Raw data:

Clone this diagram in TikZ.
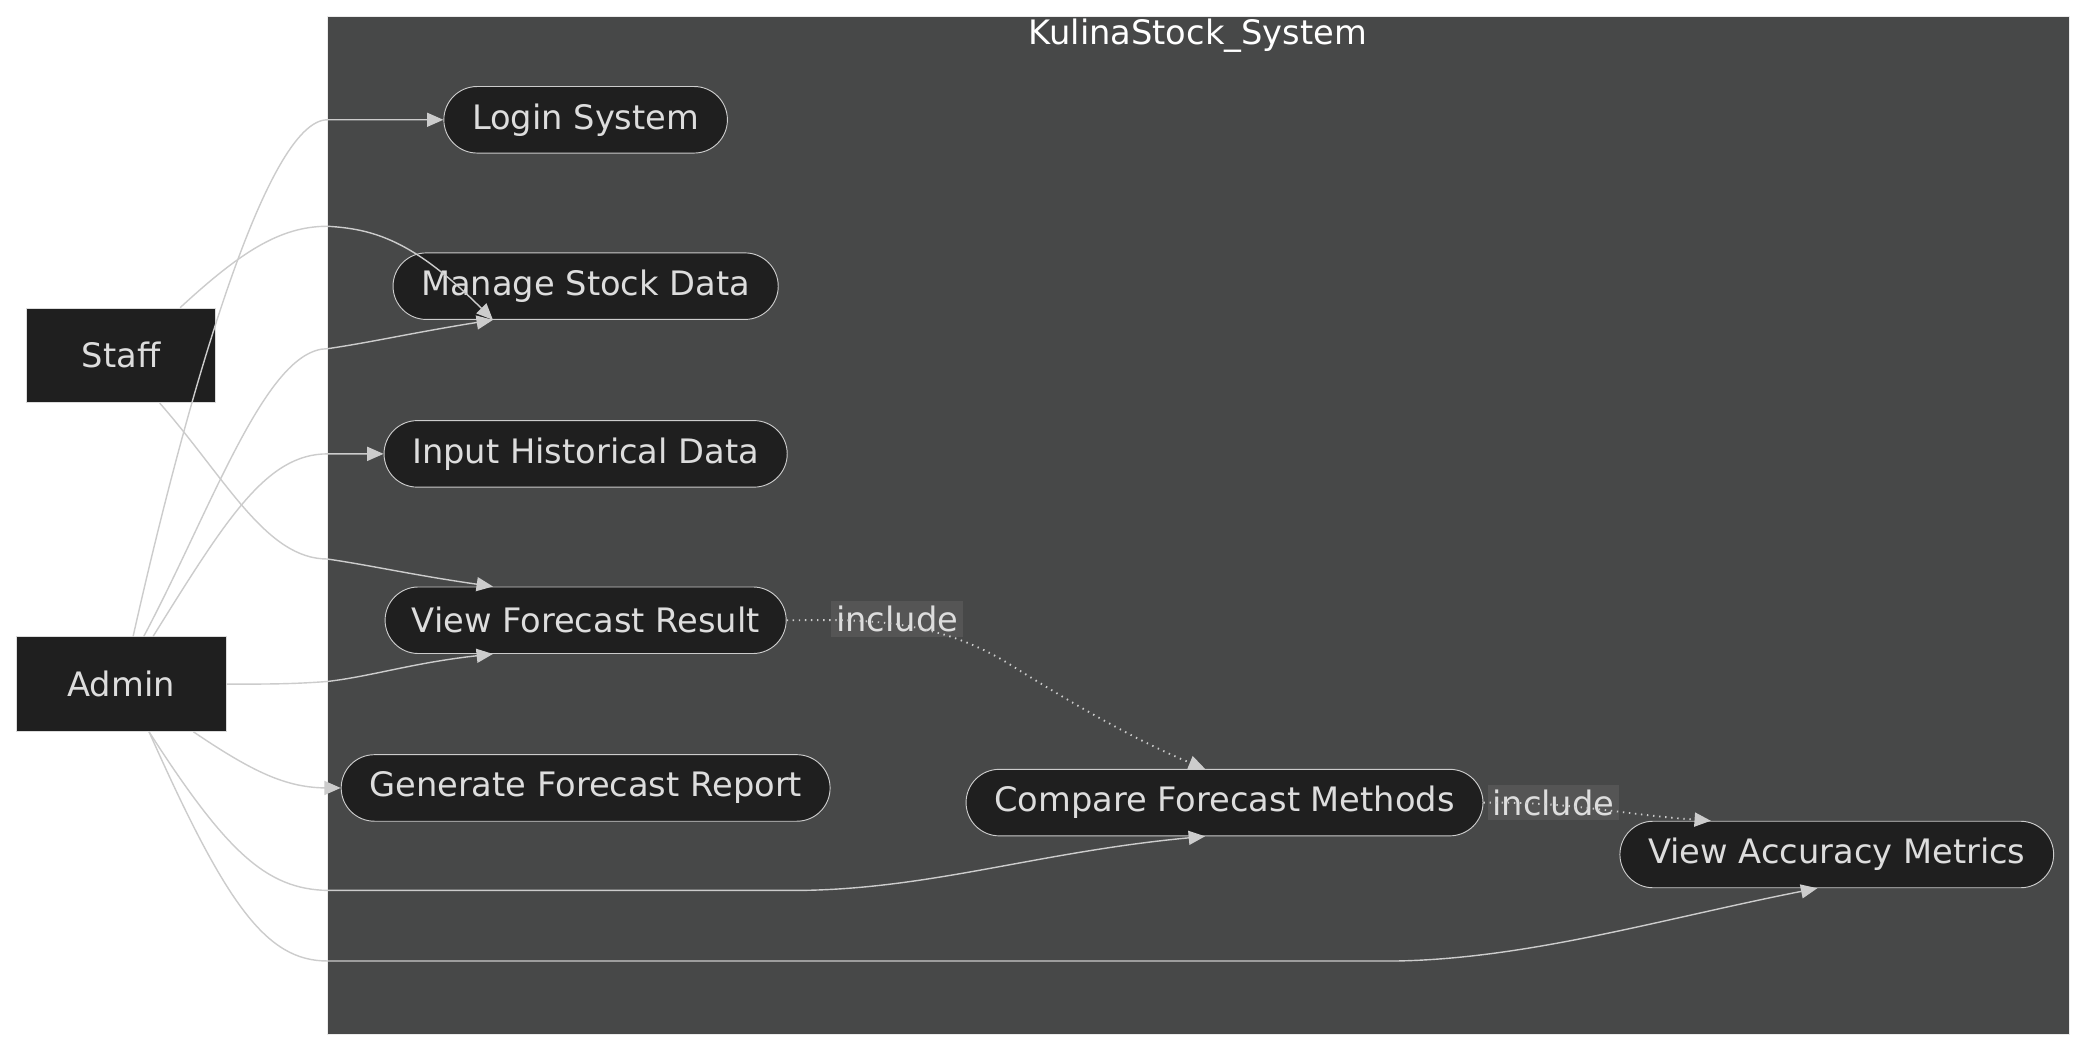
\documentclass[tikz,border=0pt]{standalone}
\usepackage{fontspec}
\setmainfont{DejaVu Sans}
\usetikzlibrary{arrows.meta,positioning,shapes.misc}
\definecolor{sysbg}{HTML}{474848}
\definecolor{nodebg}{HTML}{1F1F1F}
\definecolor{linec}{HTML}{CCCCCC}
\definecolor{textc}{HTML}{DDDDDD}
\definecolor{lblbg}{HTML}{555555}
\begin{document}
\begin{tikzpicture}[x=0.02cm, y=-0.02cm,
    actor/.style={rectangle, draw=linec!70, fill=nodebg, text=textc, minimum width=2.84cm, minimum height=1.42cm, font=\Large},
    usecase/.style={rounded rectangle, draw=linec, fill=nodebg, text=textc, minimum height=1cm, inner xsep=0.36cm, font=\Large},
    edge/.style={draw=linec, line width=0.6pt, -{Triangle[length=7pt,width=6pt]}},
    inc/.style={edge, dotted, line width=0.8pt},
    lbl/.style={fill=lblbg, text=textc, font=\Large, inner sep=2pt}
]
    % canvas and system boundary
    \useasboundingbox (0,0) rectangle (1568,790);
    \fill[white] (0,0) rectangle (1568,790);
    \node[draw=linec!40, fill=sysbg, minimum width=26.18cm, minimum height=15.3cm, anchor=north west] (sys) at (246,12) {};
    \node[text=white, font=\Large] (systitle) at (900,27) {KulinaStock\_System};

    % actors
    \node[actor] (staff) at (91,267) {Staff};
    \node[actor, minimum width=3.16cm] (admin) at (91,514) {Admin};

    % use cases
    \node[usecase] (login) at (440,90) {Login System};
    \node[usecase] (manage) at (440,215) {Manage Stock Data};
    \node[usecase] (input) at (440,341) {Input Historical Data};
    \node[usecase] (viewf) at (440,466) {View Forecast Result};
    \node[usecase] (report) at (440,592) {Generate Forecast Report};
    \node[usecase] (compare) at (920,603) {Compare Forecast Methods};
    \node[usecase] (accuracy) at (1380,642) {View Accuracy Metrics};

    % staff links
    \draw[edge] (staff.north east) ++(-27,0) .. controls (180,190) and (210,170) .. (246,170) .. controls (280,172) and (310,180) .. (manage.200);
    \draw[edge] (staff.south) ++(29,0) .. controls (170,360) and (200,420) .. (246,420) .. controls (280,425) and (310,432) .. (viewf.160);

    % admin links
    \draw[edge] (admin.north) ++(9,0) .. controls (140,300) and (200,90) .. (246,90) -- (login.west);
    \draw[edge] (admin.north) ++(17,0) .. controls (160,380) and (200,262) .. (246,262) .. controls (280,257) and (310,250) .. (manage.200|-manage.south);
    \draw[edge] (admin.north) ++(24,0) .. controls (170,390) and (200,341) .. (246,341) -- (input.west);
    \draw[edge] (admin.east) .. controls (200,514) and (220,514) .. (246,512) .. controls (280,508) and (310,498) .. (viewf.200|-viewf.south);
    \draw[edge] (admin.south east) ++(-25,0) .. controls (190,580) and (215,592) .. (246,592) -- (report.west);
    \draw[edge] (admin.south) ++(21,0) .. controls (170,640) and (200,668) .. (246,669) -- (600,669) .. controls (700,668) and (780,640) .. (compare.240|-compare.south);
    \draw[edge] (admin.south) ++(21,0) .. controls (170,680) and (200,722) .. (246,722) -- (1050,722) .. controls (1150,720) and (1250,690) .. (accuracy.240|-accuracy.south);

    % include relations
    \node[lbl] (inc1) at (674,465) {include};
    \node[lbl] (inc2) at (1167,603) {include};
    \draw[inc] (viewf.east) .. controls (640,466) and (700,462) .. (760,500) .. controls (800,525) and (850,555) .. (compare.120|-compare.north);
    \draw[inc] (compare.east) -- (1130,603) .. controls (1190,604) and (1220,612) .. (accuracy.165);
\end{tikzpicture}
\end{document}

Task goal:
Set down all the data again exactly as above, pictures excluded.

Worked solution:
Clone this diagram in TikZ.
\documentclass[tikz,border=0pt]{standalone}
\usepackage{fontspec}
\setmainfont{DejaVu Sans}
\usetikzlibrary{arrows.meta,positioning,shapes.misc}
\definecolor{sysbg}{HTML}{474848}
\definecolor{nodebg}{HTML}{1F1F1F}
\definecolor{linec}{HTML}{CCCCCC}
\definecolor{textc}{HTML}{DDDDDD}
\definecolor{lblbg}{HTML}{555555}
\begin{document}
\begin{tikzpicture}[x=0.02cm, y=-0.02cm,
    actor/.style={rectangle, draw=linec!70, fill=nodebg, text=textc, minimum width=2.84cm, minimum height=1.42cm, font=\Large},
    usecase/.style={rounded rectangle, draw=linec, fill=nodebg, text=textc, minimum height=1cm, inner xsep=0.36cm, font=\Large},
    edge/.style={draw=linec, line width=0.6pt, -{Triangle[length=7pt,width=6pt]}},
    inc/.style={edge, dotted, line width=0.8pt},
    lbl/.style={fill=lblbg, text=textc, font=\Large, inner sep=2pt}
]
    % canvas and system boundary
    \useasboundingbox (0,0) rectangle (1568,790);
    \fill[white] (0,0) rectangle (1568,790);
    \node[draw=linec!40, fill=sysbg, minimum width=26.18cm, minimum height=15.3cm, anchor=north west] (sys) at (246,12) {};
    \node[text=white, font=\Large] (systitle) at (900,27) {KulinaStock\_System};

    % actors
    \node[actor] (staff) at (91,267) {Staff};
    \node[actor, minimum width=3.16cm] (admin) at (91,514) {Admin};

    % use cases
    \node[usecase] (login) at (440,90) {Login System};
    \node[usecase] (manage) at (440,215) {Manage Stock Data};
    \node[usecase] (input) at (440,341) {Input Historical Data};
    \node[usecase] (viewf) at (440,466) {View Forecast Result};
    \node[usecase] (report) at (440,592) {Generate Forecast Report};
    \node[usecase] (compare) at (920,603) {Compare Forecast Methods};
    \node[usecase] (accuracy) at (1380,642) {View Accuracy Metrics};

    % staff links
    \draw[edge] (staff.north east) ++(-27,0) .. controls (180,190) and (210,170) .. (246,170) .. controls (280,172) and (310,180) .. (manage.200);
    \draw[edge] (staff.south) ++(29,0) .. controls (170,360) and (200,420) .. (246,420) .. controls (280,425) and (310,432) .. (viewf.160);

    % admin links
    \draw[edge] (admin.north) ++(9,0) .. controls (140,300) and (200,90) .. (246,90) -- (login.west);
    \draw[edge] (admin.north) ++(17,0) .. controls (160,380) and (200,262) .. (246,262) .. controls (280,257) and (310,250) .. (manage.200|-manage.south);
    \draw[edge] (admin.north) ++(24,0) .. controls (170,390) and (200,341) .. (246,341) -- (input.west);
    \draw[edge] (admin.east) .. controls (200,514) and (220,514) .. (246,512) .. controls (280,508) and (310,498) .. (viewf.200|-viewf.south);
    \draw[edge] (admin.south east) ++(-25,0) .. controls (190,580) and (215,592) .. (246,592) -- (report.west);
    \draw[edge] (admin.south) ++(21,0) .. controls (170,640) and (200,668) .. (246,669) -- (600,669) .. controls (700,668) and (780,640) .. (compare.240|-compare.south);
    \draw[edge] (admin.south) ++(21,0) .. controls (170,680) and (200,722) .. (246,722) -- (1050,722) .. controls (1150,720) and (1250,690) .. (accuracy.240|-accuracy.south);

    % include relations
    \node[lbl] (inc1) at (674,465) {include};
    \node[lbl] (inc2) at (1167,603) {include};
    \draw[inc] (viewf.east) .. controls (640,466) and (700,462) .. (760,500) .. controls (800,525) and (850,555) .. (compare.120|-compare.north);
    \draw[inc] (compare.east) -- (1130,603) .. controls (1190,604) and (1220,612) .. (accuracy.165);
\end{tikzpicture}
\end{document}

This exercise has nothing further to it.